For all $1\le i\le d$, we let $X^{(i)}$ be the urn process of initial composition $e_i$ (the canonical basis of $\mathbb{R}^d$, where the $i$-th position is equal to $1$ and $0$ in all the other coordinates) and replacement matrix $R$. We want to calculate $\mathbb{E}[X^{(i)}(t)]$, for all $t\ge 0$. We look at the time when the ball in the urn at time zero splits (with probability $e^{-t}$, the initial ball hasn’t split yet at time $t$): for all $t\ge 0$, the computation is given by $$\mathbb{E}[X^{(i)}(t)]=e_ie^{-t}+\int^t_0e^{-s}\text{d}s\mathbb{E}\bigg[\sum^d_{j=1}\sum^{R_{i,j}+\delta_{i,j}}_{k=1}X^{(j,k)}(t-s)\bigg]$$where, for all $1\le j\le d$, $(X^{(j,k)})_k\ge1$ is a sequence of i.i.d. copies of $X^{(j)}$, and the double-indexed sequence $(X^{(j,k)})_{i,j\ge1}$ is a sequence of independent processes.
I don't understand how to get this formula: I would split the expectation in two events, the first "the ball hasn't split yet at time $t$" and "the ball splits", so the first term $e_ie^{-t}$ concerns the first event, while, for the second event I think I should get the integral written above.
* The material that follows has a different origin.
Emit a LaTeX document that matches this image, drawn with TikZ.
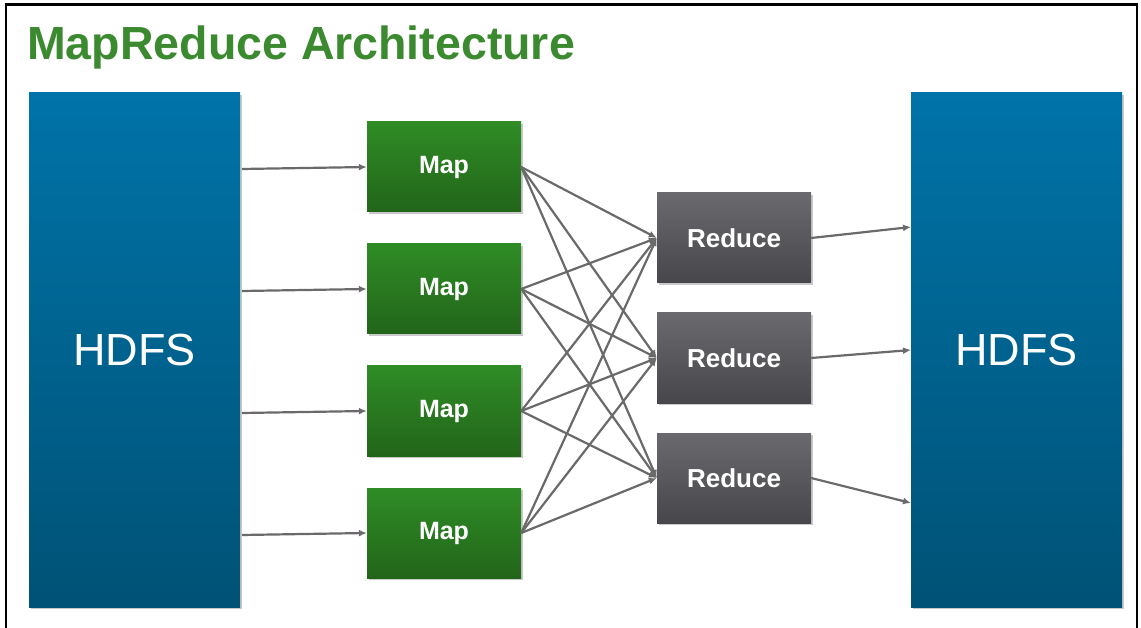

The term $e^{-s}$ is the probability, which follows an exponential distribution with parameter 1, but I dont' know how to get $\mathbb{E}\big[\sum^d_{j=1}\sum^{R_{i,j}+\delta_{i,j}}_{k=1}X^{(j,k)}(t-s)\big]$
The mechanism I know is, that if at time $s<t$, a ball "$i$" splits, it is replaced by $R_{i,j}+\delta_{i,j}$ balls "$j$". Any help on how I should get that formula?